Yes, that’s right; a few days ago, one of my friends actually came out here to visit me in the Hinterlands!!
Unbelievable, right? I’ve only lived out here for almost exactly one year, and someone finally came to visit me.
And guess what happened? That’s right. She loved it out here. She couldn’t believe how peaceful it was here, how happy it made her feel to just sit out on my patio and look at the trees and the sky, and listen to all that QUIET.
She spends a lot of time in New York (she was born and raised there, actually), so she knows: A.) How great New York is; B.) How expensive New York is; and C.) Why it is that I fell in love with the Hinterlands and now never want to leave it.
When I mentioned to my Dad the other day that I had decided to buy a house here, rather than rent something else temporarily and then eventually move back to New York State, he was flabbergasted. He said, “But I thought the plan all along was for you to move back to New York?!!”

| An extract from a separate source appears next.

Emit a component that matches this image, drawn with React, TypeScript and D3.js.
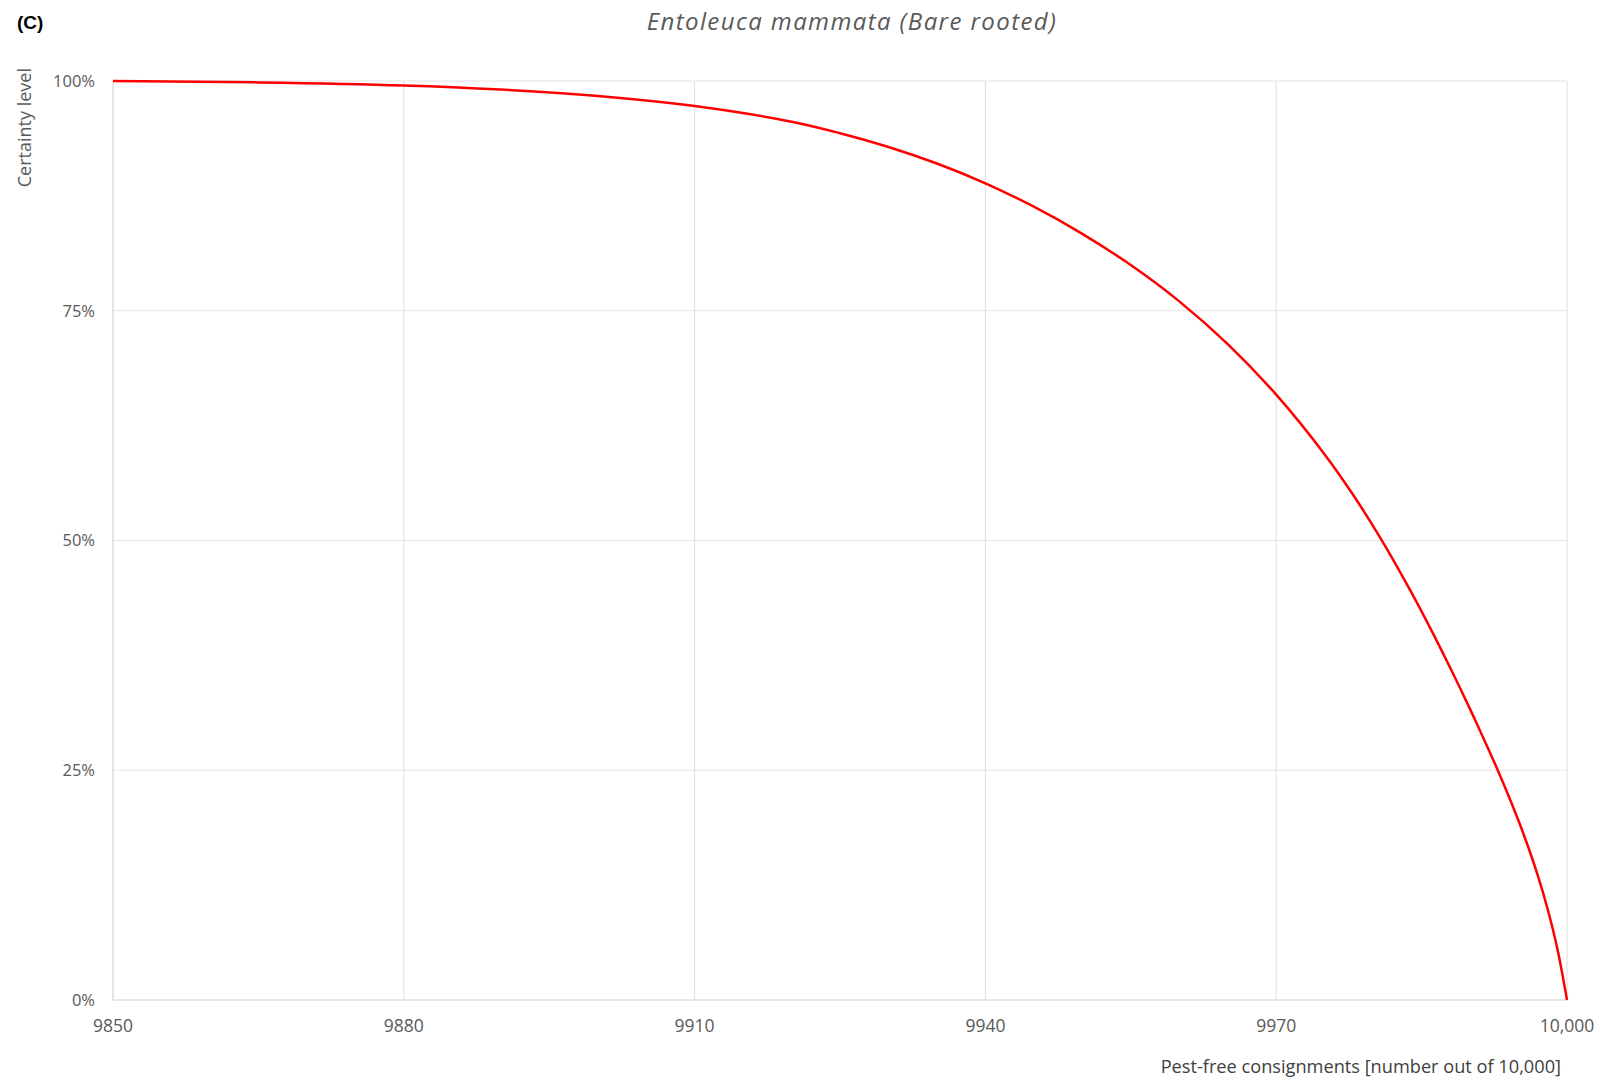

I said, “That was the plan, for a really long time, but I am so happy out here. and nothing is more terrifying than growing old in New York if you don’t have enough money.”
He concurred.
Now, on a more forlorn and bittersweet note…
Today marks the one-year anniversary of Fluffy’s death.
I still simultaneously cannot believe that: A.)She’s been gone from my life a whole year already; and B.) That she died at all.
That’s right. I still cannot get over that she is gone from life. Followed so closely by Bunny’s passing, as well. (Bunny died on October 23rd, the morning after we moved here to the Hinterlands.)
Fluffy was a very sick, starving, pregnant kitten when she arrived on the front porch of a house we rented briefly in Pennsylvania, in the foothills of the Pocono Mountains. None of the vets I took Fluffy to wanted to treat her because they thought she was a lost cause. I was living with Mikey Rivera back then, he was a plumber. He went on a call to fix a leak at a guy’s house way out in the country and the guy turned out to be a veterinarian. He took care of a lot of stray animals and he agreed to take a look at Fluffy for us. (By this point, the ASPCA had aborted Fluffy’s kittens, but they wouldn’t treat her for the pneumonia or anything else that was wrong with her, because they, like everyone else, thought the kitten was a goner.)
However, this vet out in the wilderness, told us to simply give her these over-the-counter anti-histamines (pills meant for people) around the clock, keep her quarantined from my other cats, and just let her sleep. He warned us it would take months for her to get well, but she did. In fact, it took almost an entire year for her lungs to clear up, and even though she had breathing troubles throughout her whole, furry life, she lived another ten years and she was the sweetest, goofiest, most adoring cat ever. I miss her so much.
I know she is out carousing now in the fields of the Lord.